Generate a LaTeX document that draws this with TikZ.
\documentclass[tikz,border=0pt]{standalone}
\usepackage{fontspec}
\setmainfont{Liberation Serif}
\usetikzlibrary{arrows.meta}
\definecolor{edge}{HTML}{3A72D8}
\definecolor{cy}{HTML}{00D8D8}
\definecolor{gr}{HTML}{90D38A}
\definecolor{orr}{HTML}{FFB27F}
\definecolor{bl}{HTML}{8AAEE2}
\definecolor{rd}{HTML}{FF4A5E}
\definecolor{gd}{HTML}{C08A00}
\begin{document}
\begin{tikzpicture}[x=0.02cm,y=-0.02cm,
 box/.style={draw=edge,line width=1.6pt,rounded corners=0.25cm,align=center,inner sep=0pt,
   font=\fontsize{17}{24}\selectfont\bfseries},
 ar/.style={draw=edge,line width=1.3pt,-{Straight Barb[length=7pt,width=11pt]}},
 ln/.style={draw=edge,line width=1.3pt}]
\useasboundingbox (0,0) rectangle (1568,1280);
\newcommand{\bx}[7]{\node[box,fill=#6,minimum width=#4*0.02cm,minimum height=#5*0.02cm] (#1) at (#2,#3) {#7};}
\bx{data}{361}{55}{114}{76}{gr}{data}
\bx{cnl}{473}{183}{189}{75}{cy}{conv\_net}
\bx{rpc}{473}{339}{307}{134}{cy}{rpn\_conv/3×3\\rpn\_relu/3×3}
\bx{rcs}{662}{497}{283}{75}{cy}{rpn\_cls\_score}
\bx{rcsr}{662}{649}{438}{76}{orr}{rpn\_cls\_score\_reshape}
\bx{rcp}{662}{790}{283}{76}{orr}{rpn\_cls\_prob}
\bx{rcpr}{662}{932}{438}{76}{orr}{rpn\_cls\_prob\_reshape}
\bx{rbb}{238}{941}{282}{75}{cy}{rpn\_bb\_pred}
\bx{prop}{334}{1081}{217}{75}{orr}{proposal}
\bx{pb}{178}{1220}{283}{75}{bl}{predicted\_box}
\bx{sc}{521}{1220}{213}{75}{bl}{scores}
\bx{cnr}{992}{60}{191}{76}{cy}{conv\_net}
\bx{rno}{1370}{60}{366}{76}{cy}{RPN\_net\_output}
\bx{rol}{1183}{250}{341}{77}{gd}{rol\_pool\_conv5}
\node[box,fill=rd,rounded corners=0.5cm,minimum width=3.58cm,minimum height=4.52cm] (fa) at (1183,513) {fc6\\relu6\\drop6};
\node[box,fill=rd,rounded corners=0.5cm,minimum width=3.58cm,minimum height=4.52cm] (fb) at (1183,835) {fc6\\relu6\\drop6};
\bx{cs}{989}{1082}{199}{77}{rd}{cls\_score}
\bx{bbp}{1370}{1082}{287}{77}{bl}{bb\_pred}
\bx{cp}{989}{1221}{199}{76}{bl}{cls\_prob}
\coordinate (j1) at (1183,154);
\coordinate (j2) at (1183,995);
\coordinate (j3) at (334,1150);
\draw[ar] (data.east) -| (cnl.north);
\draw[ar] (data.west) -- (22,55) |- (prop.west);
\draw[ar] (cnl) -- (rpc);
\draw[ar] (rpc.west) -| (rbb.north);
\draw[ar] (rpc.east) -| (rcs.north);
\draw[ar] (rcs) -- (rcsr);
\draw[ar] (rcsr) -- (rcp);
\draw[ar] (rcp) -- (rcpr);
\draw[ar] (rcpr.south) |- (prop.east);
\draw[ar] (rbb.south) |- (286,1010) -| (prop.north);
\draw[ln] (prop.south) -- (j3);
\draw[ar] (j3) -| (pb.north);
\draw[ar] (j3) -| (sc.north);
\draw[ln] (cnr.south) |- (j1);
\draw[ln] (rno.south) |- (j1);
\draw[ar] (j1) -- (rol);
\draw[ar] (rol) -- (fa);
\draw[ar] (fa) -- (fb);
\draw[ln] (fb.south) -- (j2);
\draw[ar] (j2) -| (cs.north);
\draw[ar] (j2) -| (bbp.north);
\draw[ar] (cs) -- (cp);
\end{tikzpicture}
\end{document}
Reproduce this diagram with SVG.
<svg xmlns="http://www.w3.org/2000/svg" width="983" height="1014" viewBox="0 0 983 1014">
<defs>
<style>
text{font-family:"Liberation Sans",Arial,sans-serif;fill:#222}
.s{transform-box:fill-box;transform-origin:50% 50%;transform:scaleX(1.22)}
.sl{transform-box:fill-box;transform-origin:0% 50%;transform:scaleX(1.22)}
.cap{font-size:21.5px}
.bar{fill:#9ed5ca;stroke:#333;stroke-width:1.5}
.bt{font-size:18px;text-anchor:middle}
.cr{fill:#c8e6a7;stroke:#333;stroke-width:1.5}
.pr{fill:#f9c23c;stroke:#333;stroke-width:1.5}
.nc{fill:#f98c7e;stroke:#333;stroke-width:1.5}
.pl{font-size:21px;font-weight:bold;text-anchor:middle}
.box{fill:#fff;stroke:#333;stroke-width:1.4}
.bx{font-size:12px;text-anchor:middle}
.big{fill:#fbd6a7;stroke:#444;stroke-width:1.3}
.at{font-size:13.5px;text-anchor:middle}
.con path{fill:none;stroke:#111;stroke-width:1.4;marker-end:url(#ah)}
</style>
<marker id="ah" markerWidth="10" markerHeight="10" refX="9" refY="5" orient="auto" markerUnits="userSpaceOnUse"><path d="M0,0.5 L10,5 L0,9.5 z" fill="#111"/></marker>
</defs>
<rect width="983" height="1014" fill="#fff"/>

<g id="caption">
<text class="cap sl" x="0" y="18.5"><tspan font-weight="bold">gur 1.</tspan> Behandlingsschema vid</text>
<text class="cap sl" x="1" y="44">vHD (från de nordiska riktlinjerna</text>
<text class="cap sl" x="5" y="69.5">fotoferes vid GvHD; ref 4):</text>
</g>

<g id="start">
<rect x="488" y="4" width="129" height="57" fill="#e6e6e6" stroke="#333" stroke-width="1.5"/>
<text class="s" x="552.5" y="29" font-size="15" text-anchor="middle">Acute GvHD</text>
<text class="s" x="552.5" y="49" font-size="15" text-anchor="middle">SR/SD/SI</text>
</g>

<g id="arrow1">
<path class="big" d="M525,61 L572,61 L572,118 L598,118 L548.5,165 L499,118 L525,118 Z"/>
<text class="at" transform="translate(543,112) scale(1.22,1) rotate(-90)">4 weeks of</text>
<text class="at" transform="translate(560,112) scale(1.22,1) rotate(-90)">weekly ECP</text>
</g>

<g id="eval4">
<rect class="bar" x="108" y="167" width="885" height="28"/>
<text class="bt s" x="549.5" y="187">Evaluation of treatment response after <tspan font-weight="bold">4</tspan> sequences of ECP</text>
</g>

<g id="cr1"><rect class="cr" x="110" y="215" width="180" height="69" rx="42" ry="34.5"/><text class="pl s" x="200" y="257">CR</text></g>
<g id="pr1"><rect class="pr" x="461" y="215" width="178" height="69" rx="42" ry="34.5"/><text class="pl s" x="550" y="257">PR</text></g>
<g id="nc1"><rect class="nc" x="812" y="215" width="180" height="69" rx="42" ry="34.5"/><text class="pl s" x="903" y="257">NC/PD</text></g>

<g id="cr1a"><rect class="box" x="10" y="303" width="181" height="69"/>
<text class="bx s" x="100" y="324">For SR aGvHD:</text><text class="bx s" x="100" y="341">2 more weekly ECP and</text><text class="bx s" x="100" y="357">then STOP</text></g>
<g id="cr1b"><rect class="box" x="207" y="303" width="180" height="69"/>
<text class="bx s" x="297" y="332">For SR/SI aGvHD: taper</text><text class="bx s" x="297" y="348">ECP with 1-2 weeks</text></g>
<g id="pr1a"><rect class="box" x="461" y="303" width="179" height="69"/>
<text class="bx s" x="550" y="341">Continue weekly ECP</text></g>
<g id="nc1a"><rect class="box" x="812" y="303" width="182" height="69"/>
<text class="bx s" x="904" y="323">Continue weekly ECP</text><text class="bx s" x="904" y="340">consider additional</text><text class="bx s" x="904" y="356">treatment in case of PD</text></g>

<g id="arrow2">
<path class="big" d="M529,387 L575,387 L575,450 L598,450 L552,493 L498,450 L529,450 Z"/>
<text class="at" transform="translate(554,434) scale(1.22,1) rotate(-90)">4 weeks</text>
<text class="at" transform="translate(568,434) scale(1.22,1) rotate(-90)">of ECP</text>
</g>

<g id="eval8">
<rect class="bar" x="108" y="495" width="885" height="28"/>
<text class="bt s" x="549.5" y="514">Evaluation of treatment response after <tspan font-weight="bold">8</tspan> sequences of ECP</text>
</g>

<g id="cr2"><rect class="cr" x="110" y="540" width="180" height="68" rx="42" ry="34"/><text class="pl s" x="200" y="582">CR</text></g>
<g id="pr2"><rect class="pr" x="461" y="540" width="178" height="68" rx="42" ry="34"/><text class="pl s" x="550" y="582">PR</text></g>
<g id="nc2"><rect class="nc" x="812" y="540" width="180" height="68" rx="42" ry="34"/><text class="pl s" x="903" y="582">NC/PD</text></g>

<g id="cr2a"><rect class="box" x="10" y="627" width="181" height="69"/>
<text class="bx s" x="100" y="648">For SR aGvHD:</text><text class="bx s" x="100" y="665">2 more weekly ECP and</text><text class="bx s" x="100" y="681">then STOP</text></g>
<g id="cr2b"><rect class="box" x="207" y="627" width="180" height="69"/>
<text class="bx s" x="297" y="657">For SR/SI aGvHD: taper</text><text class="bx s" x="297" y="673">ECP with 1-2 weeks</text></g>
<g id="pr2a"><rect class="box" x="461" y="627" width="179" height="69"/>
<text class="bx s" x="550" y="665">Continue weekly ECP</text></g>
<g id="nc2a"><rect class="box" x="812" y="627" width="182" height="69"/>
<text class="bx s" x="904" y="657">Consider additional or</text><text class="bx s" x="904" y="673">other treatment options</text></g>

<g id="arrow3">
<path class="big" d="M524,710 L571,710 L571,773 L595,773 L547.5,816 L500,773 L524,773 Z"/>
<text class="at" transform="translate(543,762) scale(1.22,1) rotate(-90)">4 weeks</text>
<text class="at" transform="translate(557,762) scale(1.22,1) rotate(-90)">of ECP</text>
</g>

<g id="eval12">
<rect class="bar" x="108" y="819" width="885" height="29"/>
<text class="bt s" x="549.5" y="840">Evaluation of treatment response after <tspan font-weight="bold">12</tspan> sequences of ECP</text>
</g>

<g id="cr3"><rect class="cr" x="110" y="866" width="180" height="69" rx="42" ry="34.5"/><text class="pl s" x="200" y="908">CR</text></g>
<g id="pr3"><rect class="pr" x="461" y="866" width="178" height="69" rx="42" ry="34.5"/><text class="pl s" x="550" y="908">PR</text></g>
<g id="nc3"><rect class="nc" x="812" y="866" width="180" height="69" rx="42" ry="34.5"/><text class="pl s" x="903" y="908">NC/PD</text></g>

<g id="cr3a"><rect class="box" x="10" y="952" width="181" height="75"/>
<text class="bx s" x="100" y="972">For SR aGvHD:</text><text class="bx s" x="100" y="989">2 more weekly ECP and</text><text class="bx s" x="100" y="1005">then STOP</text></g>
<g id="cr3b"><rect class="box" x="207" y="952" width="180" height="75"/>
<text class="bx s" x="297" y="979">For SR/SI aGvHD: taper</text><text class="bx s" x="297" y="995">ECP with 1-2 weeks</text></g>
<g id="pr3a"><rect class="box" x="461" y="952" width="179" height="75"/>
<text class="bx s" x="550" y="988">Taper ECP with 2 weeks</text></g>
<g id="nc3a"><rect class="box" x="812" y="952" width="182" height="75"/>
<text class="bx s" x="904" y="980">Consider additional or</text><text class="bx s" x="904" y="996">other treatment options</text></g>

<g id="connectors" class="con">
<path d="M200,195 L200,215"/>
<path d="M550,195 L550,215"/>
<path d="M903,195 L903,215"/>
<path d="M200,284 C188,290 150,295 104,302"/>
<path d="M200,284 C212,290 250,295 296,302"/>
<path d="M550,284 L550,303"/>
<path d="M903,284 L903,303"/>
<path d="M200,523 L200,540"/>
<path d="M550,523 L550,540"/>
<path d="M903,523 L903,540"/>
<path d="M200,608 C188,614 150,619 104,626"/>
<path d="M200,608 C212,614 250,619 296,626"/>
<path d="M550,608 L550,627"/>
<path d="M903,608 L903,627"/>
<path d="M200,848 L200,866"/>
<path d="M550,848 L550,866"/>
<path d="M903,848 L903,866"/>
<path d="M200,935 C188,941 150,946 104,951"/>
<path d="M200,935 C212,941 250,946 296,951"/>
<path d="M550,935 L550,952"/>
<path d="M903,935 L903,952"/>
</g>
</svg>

YOUR GOAL → From the listing above, copy every line that holds the string "with".

THE REPLY →
Generate a LaTeX document that draws this with TikZ.
Reproduce this diagram with SVG.
<text class="bx s" x="297" y="332">For SR/SI aGvHD: taper</text><text class="bx s" x="297" y="348">ECP with 1-2 weeks</text></g>
<text class="bx s" x="297" y="657">For SR/SI aGvHD: taper</text><text class="bx s" x="297" y="673">ECP with 1-2 weeks</text></g>
<text class="bx s" x="297" y="979">For SR/SI aGvHD: taper</text><text class="bx s" x="297" y="995">ECP with 1-2 weeks</text></g>
<text class="bx s" x="550" y="988">Taper ECP with 2 weeks</text></g>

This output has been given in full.